Copy the listing verbatim, excluding any images found in it.

* _Recorded data_:

____________

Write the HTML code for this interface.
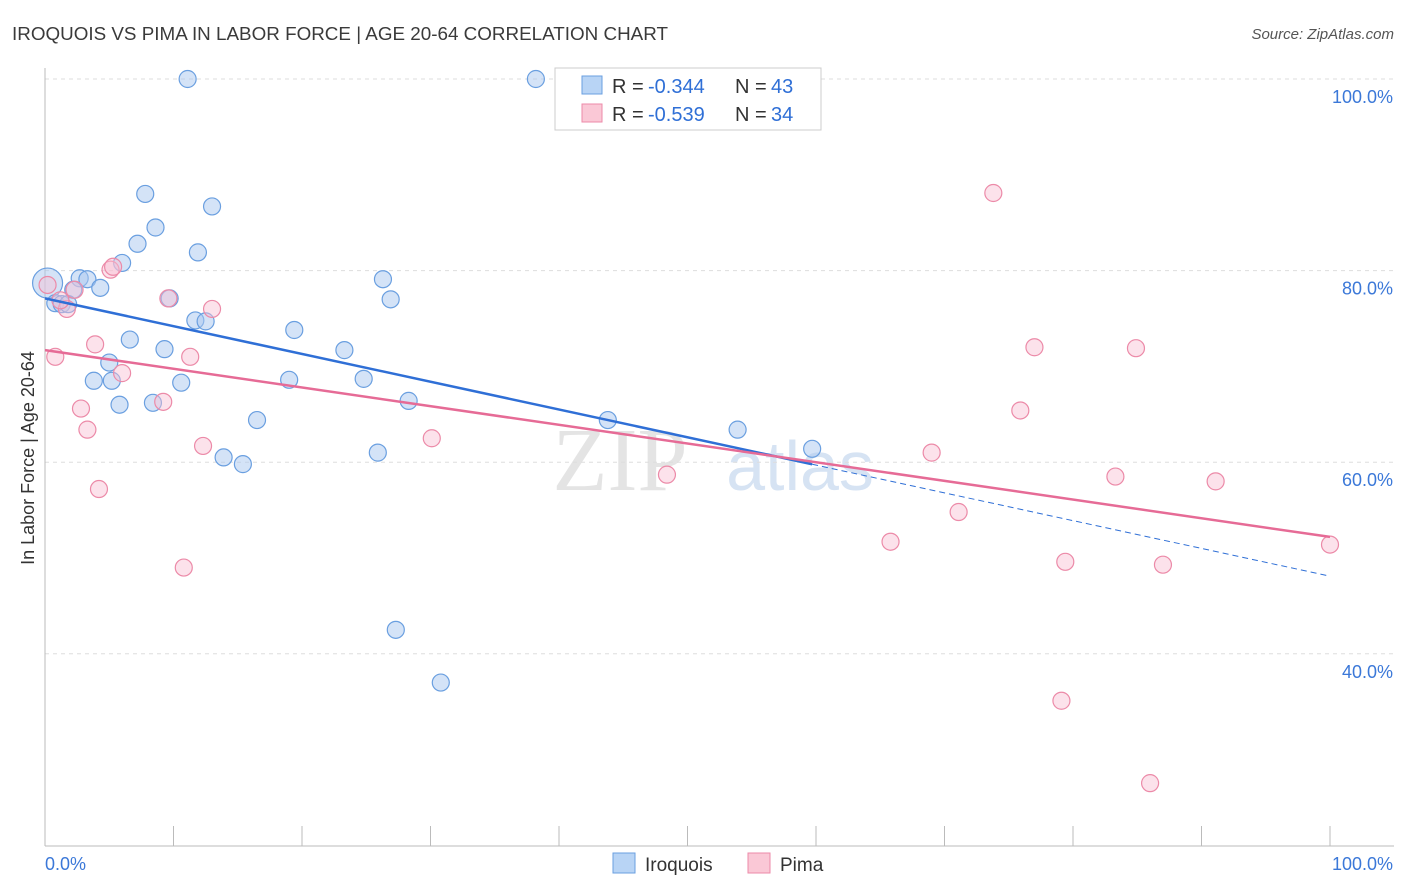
<!DOCTYPE html>
<html><head><meta charset="utf-8"><style>
body{margin:0;background:#fff;font-family:"Liberation Sans",sans-serif;}
svg{display:block}
</style></head><body>
<svg id="chart" width="1406" height="892">
<text x="12" y="40" font-size="18" fill="#3a3a3a" textLength="656" lengthAdjust="spacingAndGlyphs">IROQUOIS VS PIMA IN LABOR FORCE | AGE 20-64 CORRELATION CHART</text>
<text x="1394" y="39" font-size="15" fill="#555" text-anchor="end" font-style="italic">Source: ZipAtlas.com</text>
<text x="34" y="458" font-size="18" fill="#333" transform="rotate(-90 34 458)" text-anchor="middle">In Labor Force | Age 20-64</text>
<text x="620" y="490" font-size="90" fill="#e4e4e4" font-family="Liberation Serif,serif" text-anchor="middle">ZIP</text>
<text x="800" y="490" font-size="70" fill="#d6e3f3" text-anchor="middle">atlas</text>
<g id="grid"></g><g id="marks"></g>
<g>
<rect x="555" y="68" width="266" height="62" fill="#fff" stroke="#ccc"/>
<rect x="582" y="76" width="20" height="18" fill="#b8d4f5" stroke="#6a9fe0"/>
<rect x="582" y="104" width="20" height="18" fill="#fac8d6" stroke="#ec8aa8"/>
<text x="612" y="93" font-size="20" fill="#333">R =</text>
<text x="648" y="93" font-size="20" fill="#2f6fd6">-0.344</text>
<text x="735" y="93" font-size="20" fill="#333">N =</text>
<text x="771" y="93" font-size="20" fill="#2f6fd6">43</text>
<text x="612" y="121" font-size="20" fill="#333">R =</text>
<text x="648" y="121" font-size="20" fill="#2f6fd6">-0.539</text>
<text x="735" y="121" font-size="20" fill="#333">N =</text>
<text x="771" y="121" font-size="20" fill="#2f6fd6">34</text>
</g>
<g>
<rect x="613" y="853" width="22" height="20" fill="#b8d4f5" stroke="#6a9fe0"/>
<text x="645" y="871" font-size="19" fill="#333">Iroquois</text>
<rect x="748" y="853" width="22" height="20" fill="#fac8d6" stroke="#ec8aa8"/>
<text x="780" y="871" font-size="19" fill="#333">Pima</text>
</g>
</svg>
<script>
const iroqX=[11.1,38.2,7.8,13.0,8.6,7.2,11.9,6.0,2.7,3.3,26.3,4.3,2.2,0.2,26.9,0.8,1.3,1.8,11.7,12.5,19.4,6.6,9.3,23.3,5.0,3.8,5.2,10.6,19.0,24.8,8.4,5.8,28.3,16.5,43.8,53.9,59.7,13.9,15.4,25.9,27.3,30.8,9.7];
const iroqY=[100,100,88.0,86.7,84.5,82.8,81.9,80.8,79.2,79.1,79.1,78.2,78.0,78.7,77.0,76.6,76.5,76.5,74.8,74.7,73.8,72.8,71.8,71.7,70.4,68.5,68.5,68.3,68.6,68.7,66.2,66.0,66.4,64.4,64.4,63.4,61.4,60.5,59.8,61.0,42.5,37.0,77.1];
const pimaX=[73.8,0.2,5.1,5.3,9.6,2.3,1.7,13.0,3.9,0.8,11.3,6.0,2.8,9.2,3.3,30.1,12.3,69.0,75.9,77.0,84.9,48.4,83.3,91.1,4.2,71.1,65.8,100,10.8,79.4,87.0,79.1,86.0,1.2];
const pimaY=[88.1,78.5,80.1,80.4,77.1,78.0,76.0,76.0,72.3,71.0,71.0,69.3,65.6,66.3,63.4,62.5,61.7,61.0,65.4,72.0,71.9,58.7,58.5,58.0,57.2,54.8,51.7,51.4,49.0,49.6,49.3,35.1,26.5,76.9];
const iroqLine=[77.1,48.1], iroqSolidEnd=59.7;
const pimaLine=[71.7,52.2];
const yTicks=[100,80,60,40];
const yTickLabels=["100.0%","80.0%","60.0%","40.0%"];
const xTickCount=10;
const X=v=>45+v*12.85, Y=v=>79+(100-v)*9.58;
const NS="http://www.w3.org/2000/svg";
function mk(t,a,p){const e=document.createElementNS(NS,t);for(const k in a)e.setAttribute(k,a[k]);p.appendChild(e);return e;}
const grid=document.getElementById('grid'),marks=document.getElementById('marks');
yTicks.forEach((t,i)=>{
 const l=mk('line',{x1:45,x2:1394,y1:Y(t),y2:Y(t),stroke:'#ddd','stroke-dasharray':'4,4'},grid);
 
 
 const tx=mk('text',{x:1393,y:Y(t)+24,'font-size':18,fill:'#3b78d8','text-anchor':'end'},grid);
 tx.textContent=yTickLabels[i];
 
 
});
const ax=mk('line',{x1:45,x2:45,y1:68,y2:846,stroke:'#bbb'},grid);


const bx=mk('line',{x1:45,x2:1394,y1:846,y2:846,stroke:'#bbb'},grid);


for(let i=0;i<=xTickCount;i++){const v=i*100/xTickCount;
 const t=mk('line',{x1:X(v),x2:X(v),y1:826,y2:846,stroke:'#bbb'},grid);
 
 }
[["0.0%",45,'start'],["100.0%",1393,'end']].forEach(d=>{const t=mk('text',{x:d[1],y:870,'font-size':18,fill:'#3b78d8','text-anchor':d[2]},grid);t.textContent=d[0];
 
 });
iroqX.forEach((x,i)=>{const big=(i===13);
 const c=mk('circle',{cx:X(x),cy:Y(iroqY[i]),r:big?15:8.5,fill:'rgba(170,200,240,0.5)',stroke:'#6a9fe0','stroke-width':1.2},marks);
 
 });
pimaX.forEach((x,i)=>{
 const c=mk('circle',{cx:X(x),cy:Y(pimaY[i]),r:8.5,fill:'rgba(248,190,210,0.45)',stroke:'#ec8aa8','stroke-width':1.2},marks);
 
 });
const iy=v=>iroqLine[0]+(iroqLine[1]-iroqLine[0])*v/100;
const l1=mk('line',{x1:X(0),y1:Y(iy(0)),x2:X(iroqSolidEnd),y2:Y(iy(iroqSolidEnd)),stroke:'#2f6fd6','stroke-width':2.5},marks);


const l2=mk('line',{x1:X(iroqSolidEnd),y1:Y(iy(iroqSolidEnd)),x2:X(100),y2:Y(iy(100)),stroke:'#2f6fd6','stroke-width':1,'stroke-dasharray':'6,4'},marks);


const l3=mk('line',{x1:X(0),y1:Y(pimaLine[0]),x2:X(100),y2:Y(pimaLine[1]),stroke:'#e66b96','stroke-width':2.5},marks);


</script>
</body></html>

____________

* _Task result_:
Write the HTML code for this interface.
<!DOCTYPE html>
<html><head><meta charset="utf-8"><style>
body{margin:0;background:#fff;font-family:"Liberation Sans",sans-serif;}
svg{display:block}
</style></head><body>
<svg id="chart" width="1406" height="892">
<text x="12" y="40" font-size="18" fill="#3a3a3a" textLength="656" lengthAdjust="spacingAndGlyphs">IROQUOIS VS PIMA IN LABOR FORCE | AGE 20-64 CORRELATION CHART</text>
<text x="1394" y="39" font-size="15" fill="#555" text-anchor="end" font-style="italic">Source: ZipAtlas.com</text>
<text x="34" y="458" font-size="18" fill="#333" transform="rotate(-90 34 458)" text-anchor="middle">In Labor Force | Age 20-64</text>
<text x="620" y="490" font-size="90" fill="#e4e4e4" font-family="Liberation Serif,serif" text-anchor="middle">ZIP</text>
<text x="800" y="490" font-size="70" fill="#d6e3f3" text-anchor="middle">atlas</text>
<g id="grid"></g><g id="marks"></g>
<g>
<rect x="555" y="68" width="266" height="62" fill="#fff" stroke="#ccc"/>
<rect x="582" y="76" width="20" height="18" fill="#b8d4f5" stroke="#6a9fe0"/>
<rect x="582" y="104" width="20" height="18" fill="#fac8d6" stroke="#ec8aa8"/>
<text x="612" y="93" font-size="20" fill="#333">R =</text>
<text x="648" y="93" font-size="20" fill="#2f6fd6">-0.344</text>
<text x="735" y="93" font-size="20" fill="#333">N =</text>
<text x="771" y="93" font-size="20" fill="#2f6fd6">43</text>
<text x="612" y="121" font-size="20" fill="#333">R =</text>
<text x="648" y="121" font-size="20" fill="#2f6fd6">-0.539</text>
<text x="735" y="121" font-size="20" fill="#333">N =</text>
<text x="771" y="121" font-size="20" fill="#2f6fd6">34</text>
</g>
<g>
<rect x="613" y="853" width="22" height="20" fill="#b8d4f5" stroke="#6a9fe0"/>
<text x="645" y="871" font-size="19" fill="#333">Iroquois</text>
<rect x="748" y="853" width="22" height="20" fill="#fac8d6" stroke="#ec8aa8"/>
<text x="780" y="871" font-size="19" fill="#333">Pima</text>
</g>
</svg>
<script>
const iroqX=[11.1,38.2,7.8,13.0,8.6,7.2,11.9,6.0,2.7,3.3,26.3,4.3,2.2,0.2,26.9,0.8,1.3,1.8,11.7,12.5,19.4,6.6,9.3,23.3,5.0,3.8,5.2,10.6,19.0,24.8,8.4,5.8,28.3,16.5,43.8,53.9,59.7,13.9,15.4,25.9,27.3,30.8,9.7];
const iroqY=[100,100,88.0,86.7,84.5,82.8,81.9,80.8,79.2,79.1,79.1,78.2,78.0,78.7,77.0,76.6,76.5,76.5,74.8,74.7,73.8,72.8,71.8,71.7,70.4,68.5,68.5,68.3,68.6,68.7,66.2,66.0,66.4,64.4,64.4,63.4,61.4,60.5,59.8,61.0,42.5,37.0,77.1];
const pimaX=[73.8,0.2,5.1,5.3,9.6,2.3,1.7,13.0,3.9,0.8,11.3,6.0,2.8,9.2,3.3,30.1,12.3,69.0,75.9,77.0,84.9,48.4,83.3,91.1,4.2,71.1,65.8,100,10.8,79.4,87.0,79.1,86.0,1.2];
const pimaY=[88.1,78.5,80.1,80.4,77.1,78.0,76.0,76.0,72.3,71.0,71.0,69.3,65.6,66.3,63.4,62.5,61.7,61.0,65.4,72.0,71.9,58.7,58.5,58.0,57.2,54.8,51.7,51.4,49.0,49.6,49.3,35.1,26.5,76.9];
const iroqLine=[77.1,48.1], iroqSolidEnd=59.7;
const pimaLine=[71.7,52.2];
const yTicks=[100,80,60,40];
const yTickLabels=["100.0%","80.0%","60.0%","40.0%"];
const xTickCount=10;
const X=v=>45+v*12.85, Y=v=>79+(100-v)*9.58;
const NS="http://www.w3.org/2000/svg";
function mk(t,a,p){const e=document.createElementNS(NS,t);for(const k in a)e.setAttribute(k,a[k]);p.appendChild(e);return e;}
const grid=document.getElementById('grid'),marks=document.getElementById('marks');
yTicks.forEach((t,i)=>{
 const l=mk('line',{x1:45,x2:1394,y1:Y(t),y2:Y(t),stroke:'#ddd','stroke-dasharray':'4,4'},grid);
 
 
 const tx=mk('text',{x:1393,y:Y(t)+24,'font-size':18,fill:'#3b78d8','text-anchor':'end'},grid);
 tx.textContent=yTickLabels[i];
 
 
});
const ax=mk('line',{x1:45,x2:45,y1:68,y2:846,stroke:'#bbb'},grid);


const bx=mk('line',{x1:45,x2:1394,y1:846,y2:846,stroke:'#bbb'},grid);


for(let i=0;i<=xTickCount;i++){const v=i*100/xTickCount;
 const t=mk('line',{x1:X(v),x2:X(v),y1:826,y2:846,stroke:'#bbb'},grid);
 
 }
[["0.0%",45,'start'],["100.0%",1393,'end']].forEach(d=>{const t=mk('text',{x:d[1],y:870,'font-size':18,fill:'#3b78d8','text-anchor':d[2]},grid);t.textContent=d[0];
 
 });
iroqX.forEach((x,i)=>{const big=(i===13);
 const c=mk('circle',{cx:X(x),cy:Y(iroqY[i]),r:big?15:8.5,fill:'rgba(170,200,240,0.5)',stroke:'#6a9fe0','stroke-width':1.2},marks);
 
 });
pimaX.forEach((x,i)=>{
 const c=mk('circle',{cx:X(x),cy:Y(pimaY[i]),r:8.5,fill:'rgba(248,190,210,0.45)',stroke:'#ec8aa8','stroke-width':1.2},marks);
 
 });
const iy=v=>iroqLine[0]+(iroqLine[1]-iroqLine[0])*v/100;
const l1=mk('line',{x1:X(0),y1:Y(iy(0)),x2:X(iroqSolidEnd),y2:Y(iy(iroqSolidEnd)),stroke:'#2f6fd6','stroke-width':2.5},marks);


const l2=mk('line',{x1:X(iroqSolidEnd),y1:Y(iy(iroqSolidEnd)),x2:X(100),y2:Y(iy(100)),stroke:'#2f6fd6','stroke-width':1,'stroke-dasharray':'6,4'},marks);


const l3=mk('line',{x1:X(0),y1:Y(pimaLine[0]),x2:X(100),y2:Y(pimaLine[1]),stroke:'#e66b96','stroke-width':2.5},marks);


</script>
</body></html>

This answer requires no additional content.